Exercise task
Please copy out exactly, and only, the lines between the line with "Clone this chart in seaborn and matplotlib." and the line with "best = [3, 2, 2, 2]", both included. Pictures are to be omitted.

Material for this task

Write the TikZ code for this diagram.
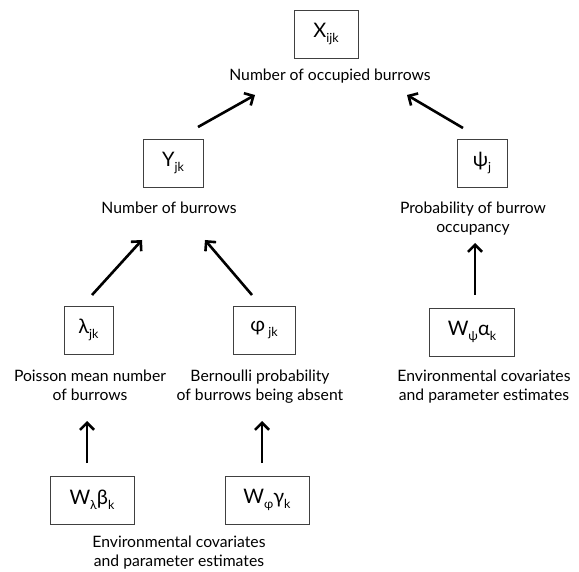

--

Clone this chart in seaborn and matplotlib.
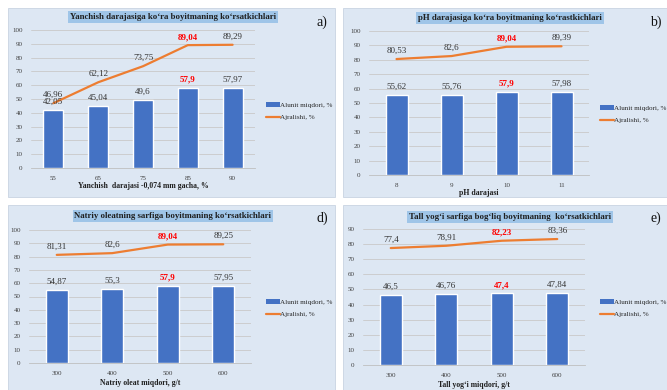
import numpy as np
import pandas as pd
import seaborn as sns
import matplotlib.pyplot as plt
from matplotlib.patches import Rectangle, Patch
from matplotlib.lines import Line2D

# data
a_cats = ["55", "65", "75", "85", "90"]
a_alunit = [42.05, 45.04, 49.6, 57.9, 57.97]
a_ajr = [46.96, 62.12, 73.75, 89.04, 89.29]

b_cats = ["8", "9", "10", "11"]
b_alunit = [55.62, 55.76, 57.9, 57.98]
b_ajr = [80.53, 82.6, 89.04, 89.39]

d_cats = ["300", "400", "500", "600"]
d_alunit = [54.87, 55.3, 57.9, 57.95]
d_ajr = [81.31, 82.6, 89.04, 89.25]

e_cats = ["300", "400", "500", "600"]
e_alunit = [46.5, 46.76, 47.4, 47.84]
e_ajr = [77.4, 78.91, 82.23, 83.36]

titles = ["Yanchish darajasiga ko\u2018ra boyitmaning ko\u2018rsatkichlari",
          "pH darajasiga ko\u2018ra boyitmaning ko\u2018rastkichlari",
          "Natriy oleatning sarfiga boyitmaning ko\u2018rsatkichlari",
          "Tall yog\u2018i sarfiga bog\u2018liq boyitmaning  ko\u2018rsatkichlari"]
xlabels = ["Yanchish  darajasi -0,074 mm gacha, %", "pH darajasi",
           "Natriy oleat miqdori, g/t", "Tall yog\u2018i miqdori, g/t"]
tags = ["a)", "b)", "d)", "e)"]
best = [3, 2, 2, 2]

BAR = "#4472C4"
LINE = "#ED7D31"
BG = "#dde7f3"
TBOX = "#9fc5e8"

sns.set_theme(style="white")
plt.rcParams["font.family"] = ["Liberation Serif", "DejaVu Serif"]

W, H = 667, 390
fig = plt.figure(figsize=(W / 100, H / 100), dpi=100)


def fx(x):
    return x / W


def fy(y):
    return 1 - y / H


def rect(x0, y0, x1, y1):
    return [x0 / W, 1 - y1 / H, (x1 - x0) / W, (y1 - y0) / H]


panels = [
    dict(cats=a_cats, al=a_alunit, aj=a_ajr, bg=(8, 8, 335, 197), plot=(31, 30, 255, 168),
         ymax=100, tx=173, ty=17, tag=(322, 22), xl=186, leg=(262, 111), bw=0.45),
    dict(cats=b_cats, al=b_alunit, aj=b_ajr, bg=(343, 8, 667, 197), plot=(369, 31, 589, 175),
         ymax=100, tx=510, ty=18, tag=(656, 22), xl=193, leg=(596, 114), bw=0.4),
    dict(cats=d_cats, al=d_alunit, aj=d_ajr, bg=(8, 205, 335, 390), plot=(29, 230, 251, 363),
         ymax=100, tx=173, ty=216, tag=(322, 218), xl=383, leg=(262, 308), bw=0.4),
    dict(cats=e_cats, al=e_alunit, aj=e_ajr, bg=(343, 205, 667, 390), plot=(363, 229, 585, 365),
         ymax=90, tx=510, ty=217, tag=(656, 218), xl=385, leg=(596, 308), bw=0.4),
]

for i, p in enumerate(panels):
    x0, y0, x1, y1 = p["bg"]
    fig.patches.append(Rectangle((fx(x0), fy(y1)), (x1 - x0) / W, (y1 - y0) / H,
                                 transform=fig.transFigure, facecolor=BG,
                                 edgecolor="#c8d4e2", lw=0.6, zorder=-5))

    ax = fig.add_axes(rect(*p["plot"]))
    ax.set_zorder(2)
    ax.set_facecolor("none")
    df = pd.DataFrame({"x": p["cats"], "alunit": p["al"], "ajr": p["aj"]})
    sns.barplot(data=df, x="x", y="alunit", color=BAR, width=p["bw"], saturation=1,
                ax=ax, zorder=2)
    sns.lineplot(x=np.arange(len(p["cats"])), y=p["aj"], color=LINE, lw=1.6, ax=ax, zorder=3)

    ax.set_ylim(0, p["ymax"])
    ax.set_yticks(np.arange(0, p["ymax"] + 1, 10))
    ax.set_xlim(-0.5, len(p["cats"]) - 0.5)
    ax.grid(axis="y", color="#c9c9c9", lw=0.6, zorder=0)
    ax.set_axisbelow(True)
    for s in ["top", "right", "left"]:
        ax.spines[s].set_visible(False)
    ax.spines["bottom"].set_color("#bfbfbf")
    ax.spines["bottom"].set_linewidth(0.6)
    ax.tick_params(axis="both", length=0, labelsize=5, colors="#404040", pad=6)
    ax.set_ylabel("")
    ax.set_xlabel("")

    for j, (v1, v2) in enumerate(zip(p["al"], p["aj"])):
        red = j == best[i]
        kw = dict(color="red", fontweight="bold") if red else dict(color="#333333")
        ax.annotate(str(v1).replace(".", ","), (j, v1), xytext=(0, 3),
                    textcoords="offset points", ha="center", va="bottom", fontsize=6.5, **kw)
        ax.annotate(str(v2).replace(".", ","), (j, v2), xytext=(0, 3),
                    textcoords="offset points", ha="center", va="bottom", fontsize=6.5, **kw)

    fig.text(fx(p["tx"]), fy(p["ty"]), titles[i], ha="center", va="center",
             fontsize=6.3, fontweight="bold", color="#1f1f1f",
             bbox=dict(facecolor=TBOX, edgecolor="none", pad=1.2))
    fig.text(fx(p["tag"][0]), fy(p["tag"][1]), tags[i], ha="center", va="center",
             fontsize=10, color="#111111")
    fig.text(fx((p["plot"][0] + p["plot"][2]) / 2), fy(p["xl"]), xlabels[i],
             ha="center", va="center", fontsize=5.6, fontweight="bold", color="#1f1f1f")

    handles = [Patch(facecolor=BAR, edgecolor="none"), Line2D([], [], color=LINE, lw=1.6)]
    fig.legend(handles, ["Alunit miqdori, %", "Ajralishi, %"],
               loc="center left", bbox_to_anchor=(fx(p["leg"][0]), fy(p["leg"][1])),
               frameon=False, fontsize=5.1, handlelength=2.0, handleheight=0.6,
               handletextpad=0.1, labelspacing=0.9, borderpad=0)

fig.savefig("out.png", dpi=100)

Correct response
Clone this chart in seaborn and matplotlib.
import numpy as np
import pandas as pd
import seaborn as sns
import matplotlib.pyplot as plt
from matplotlib.patches import Rectangle, Patch
from matplotlib.lines import Line2D

# data
a_cats = ["55", "65", "75", "85", "90"]
a_alunit = [42.05, 45.04, 49.6, 57.9, 57.97]
a_ajr = [46.96, 62.12, 73.75, 89.04, 89.29]

b_cats = ["8", "9", "10", "11"]
b_alunit = [55.62, 55.76, 57.9, 57.98]
b_ajr = [80.53, 82.6, 89.04, 89.39]

d_cats = ["300", "400", "500", "600"]
d_alunit = [54.87, 55.3, 57.9, 57.95]
d_ajr = [81.31, 82.6, 89.04, 89.25]

e_cats = ["300", "400", "500", "600"]
e_alunit = [46.5, 46.76, 47.4, 47.84]
e_ajr = [77.4, 78.91, 82.23, 83.36]

titles = ["Yanchish darajasiga ko\u2018ra boyitmaning ko\u2018rsatkichlari",
          "pH darajasiga ko\u2018ra boyitmaning ko\u2018rastkichlari",
          "Natriy oleatning sarfiga boyitmaning ko\u2018rsatkichlari",
          "Tall yog\u2018i sarfiga bog\u2018liq boyitmaning  ko\u2018rsatkichlari"]
xlabels = ["Yanchish  darajasi -0,074 mm gacha, %", "pH darajasi",
           "Natriy oleat miqdori, g/t", "Tall yog\u2018i miqdori, g/t"]
tags = ["a)", "b)", "d)", "e)"]
best = [3, 2, 2, 2]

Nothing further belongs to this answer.